Hace muchos años se veían en La Palma grupos enteros de mujeres alrededor de una pieza de tela de hilo crudo, repartidas con sus almohadillas sobre el regazo, cada una a un lado de la pieza, bordando pájaros, ramos y cenefas. Eran encargos de Cuba, de Venezuela, de Brasil o de cualquier país donde esos bordados eran cotizados como regalos de gran valor en ajuares de boda o para hacer presentes a los grandes mandatarios de cualquier continente. Todavía hoy nos encontramos con alguna sentada a la puerta de su casa esperando que pase un turista que valore las toallas y pañuelos bordados tan primorosamente que más parecen cuadros que obras de hilo y aguja. Las recuerdo sentadas al borde de un cantero mientras vigilaban sus cabritas y aún les quedaba tiempo para colocarse la almohadilla en las rodillas y hacer verdaderos prodigios en un pequeño pedazo de tela.

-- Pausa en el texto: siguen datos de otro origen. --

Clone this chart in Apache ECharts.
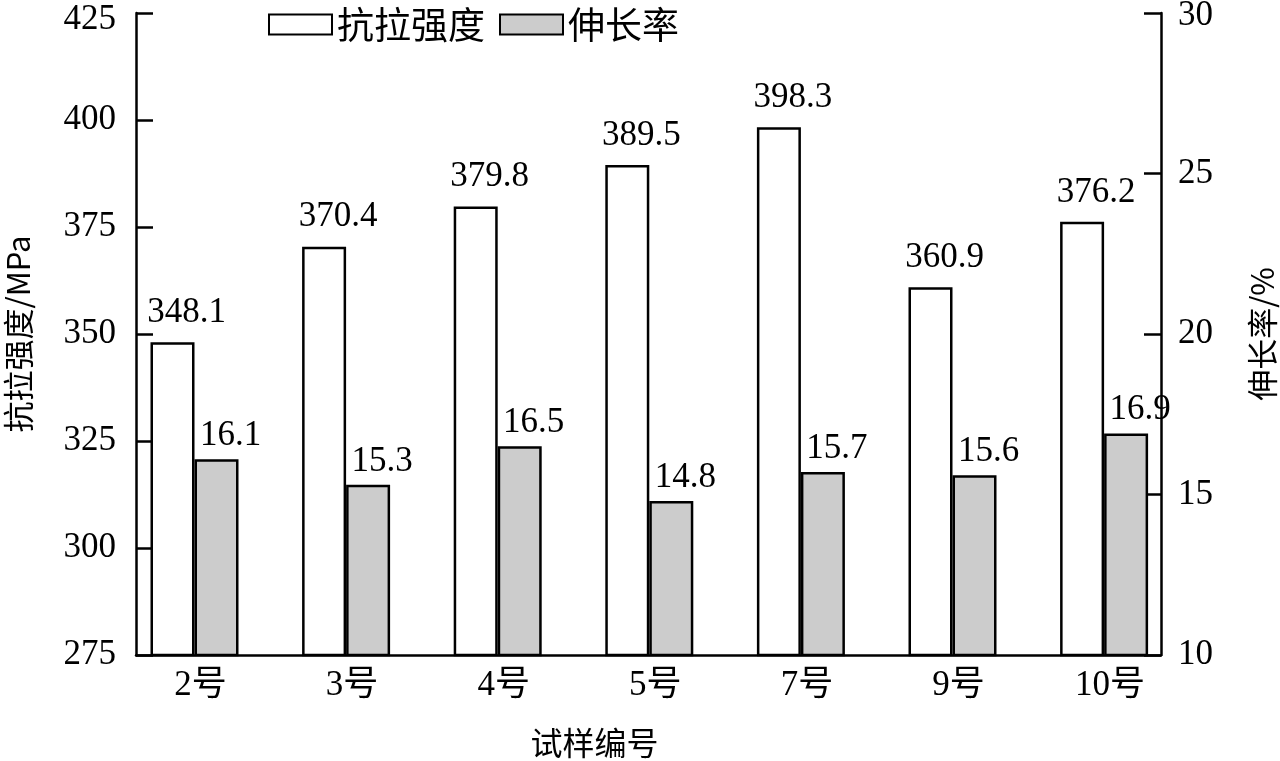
<!DOCTYPE html>
<html>
<head>
<meta charset="utf-8">
<script src="https://cdn.jsdelivr.net/npm/echarts@6/dist/echarts.min.js"></script>
<style>
  html, body { margin: 0; padding: 0; background: #fff; }
  #chart { width: 1280px; height: 761px; }
</style>
</head>
<body>
<div id="chart"></div>
<script>
  // 试样数据
  const categories = ['2号', '3号', '4号', '5号', '7号', '9号', '10号'];
  const strength = [348.1, 370.4, 379.8, 389.5, 398.3, 360.9, 376.2];
  const elongation = [16.1, 15.3, 16.5, 14.8, 15.7, 15.6, 16.9];
  const FONT = '"Liberation Serif", "Times New Roman", "Noto Sans CJK SC", serif';
  const CJK = '"Noto Sans CJK SC", sans-serif';

  const chart = echarts.init(document.getElementById('chart'));

  function barLabel(dist) {
    return {
      show: true,
      position: 'top',
      distance: dist,
      offset: [14, 0],
      color: '#000',
      fontFamily: FONT,
      fontSize: 35
    };
  }

  chart.setOption({
    animation: false,
    backgroundColor: '#fff',
    legend: {
      top: 1,
      left: 263,
      icon: 'rect',
      itemWidth: 63,
      itemHeight: 20,
      itemGap: 14,
      textStyle: { fontFamily: CJK, fontSize: 37, color: '#000' },
      data: ['抗拉强度', '伸长率']
    },
    grid: [
      // 坐标轴所在的区域
      { left: 136, right: 119, top: 13, bottom: 106, outerBoundsMode: 'none' },
      // 柱子所在的区域（两端留空更宽）
      { left: 118.7, right: 100.1, top: 13, bottom: 106, outerBoundsMode: 'none' }
    ],
    xAxis: [{
      type: 'category',
      gridIndex: 0,
      data: categories,
      axisLine: { lineStyle: { color: '#000', width: 2.5 } },
      axisTick: { show: false },
      axisLabel: { show: false },
      name: '试样编号',
      nameLocation: 'middle',
      nameGap: 72,
      nameTextStyle: { fontFamily: CJK, fontSize: 32, color: '#000', padding: [0, 108, 0, 0] }
    }, {
      type: 'category',
      gridIndex: 1,
      data: categories,
      axisLine: { show: false },
      axisTick: { show: false },
      axisLabel: { margin: 13, color: '#000', fontFamily: FONT, fontSize: 35, padding: [0, 0, 0, 12] }
    }],
    yAxis: [{
      type: 'value',
      gridIndex: 0,
      position: 'left',
      min: 275, max: 425, interval: 25,
      name: '抗拉强度/MPa',
      nameLocation: 'middle',
      nameRotate: 90,
      nameGap: 102,
      nameTextStyle: { fontFamily: CJK, fontSize: 31, color: '#000' },
      axisLine: { show: true, lineStyle: { color: '#000', width: 2.5 } },
      axisTick: { show: true, inside: true, length: 17, lineStyle: { color: '#000', width: 2.5 } },
      axisLabel: { margin: 20, color: '#000', fontFamily: FONT, fontSize: 35, lineHeight: 14, verticalAlignMaxLabel: 'top' },
      splitLine: { show: false }
    }, {
      type: 'value',
      gridIndex: 0,
      position: 'right',
      min: 10, max: 30, interval: 5,
      name: '伸长率/%',
      nameLocation: 'middle',
      nameRotate: 90,
      nameGap: 86,
      nameTextStyle: { fontFamily: CJK, fontSize: 31, color: '#000' },
      axisLine: { show: true, lineStyle: { color: '#000', width: 2.5 } },
      axisTick: { show: true, inside: true, length: 17, lineStyle: { color: '#000', width: 2.5 } },
      axisLabel: { margin: 17, color: '#000', fontFamily: FONT, fontSize: 35, lineHeight: 6, verticalAlignMaxLabel: 'top' },
      splitLine: { show: false }
    }, {
      type: 'value', gridIndex: 1, min: 275, max: 425, show: false
    }, {
      type: 'value', gridIndex: 1, min: 10, max: 30, show: false
    }],
    series: [{
      name: '抗拉强度',
      type: 'bar',
      xAxisIndex: 1,
      yAxisIndex: 2,
      barWidth: 44,
      barGap: '0%',
      data: strength,
      itemStyle: { color: '#fff', borderColor: '#000', borderWidth: 2.5 },
      label: barLabel(12)
    }, {
      name: '伸长率',
      type: 'bar',
      xAxisIndex: 1,
      yAxisIndex: 3,
      barWidth: 44,
      barGap: '0%',
      data: elongation,
      itemStyle: { color: '#cccccc', borderColor: '#000', borderWidth: 2.5 },
      label: barLabel(6)
    }]
  });
</script>
</body>
</html>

Esas mujeres han sido parte de mi vida y de mi memoria cultural. En los cajones de muchas de las casas que he tenido que vivir esos bordados han estado presentes. Mi madre los guardaba en África en un gran aparador que presidía los muebles del salón comedor. Allí permanecían doblados entre papeles de seda blanca traídos de Inglaterra. Y de allí se sacaban en días especiales para adornar las cenas de Navidad o los domingos de banquete. En mi memoria vuelan los pavos reales entre ramos y hojas de rechie color marrón. Esos mismos manteles llegaron a Madrid y allí fueron testigos de bodas, comuniones y algún aniversario que mi madre se inventaba para sacarlos a la luz. Luego vendrían protestas de las planchadoras y alguna bronca a los invitados por las manchas de vino o mieles que quedaban desparramadas entre calados y realces. Al morir mi madre, los manteles se volvieron conmigo a Canarias pero antes pasearon por diferentes cómodas y baúles. En los largos destierros de mi alma, esas mantelerías y esas sábanas que alguna vez llegué a utilizar, me han acompañado como una prueba más de lo que soy o de lo que quiero ser. Una parte de la isla me ha envuelto por las noches y me ha acompañado en comidas, fiestas de guardar y despedidas. Luego han vuelto al cajón cubiertas por los mismos papeles de seda que usaban mi madre y mi abuela.

Pero ahora sé que nada podrá librarme de esa hermosa telaraña.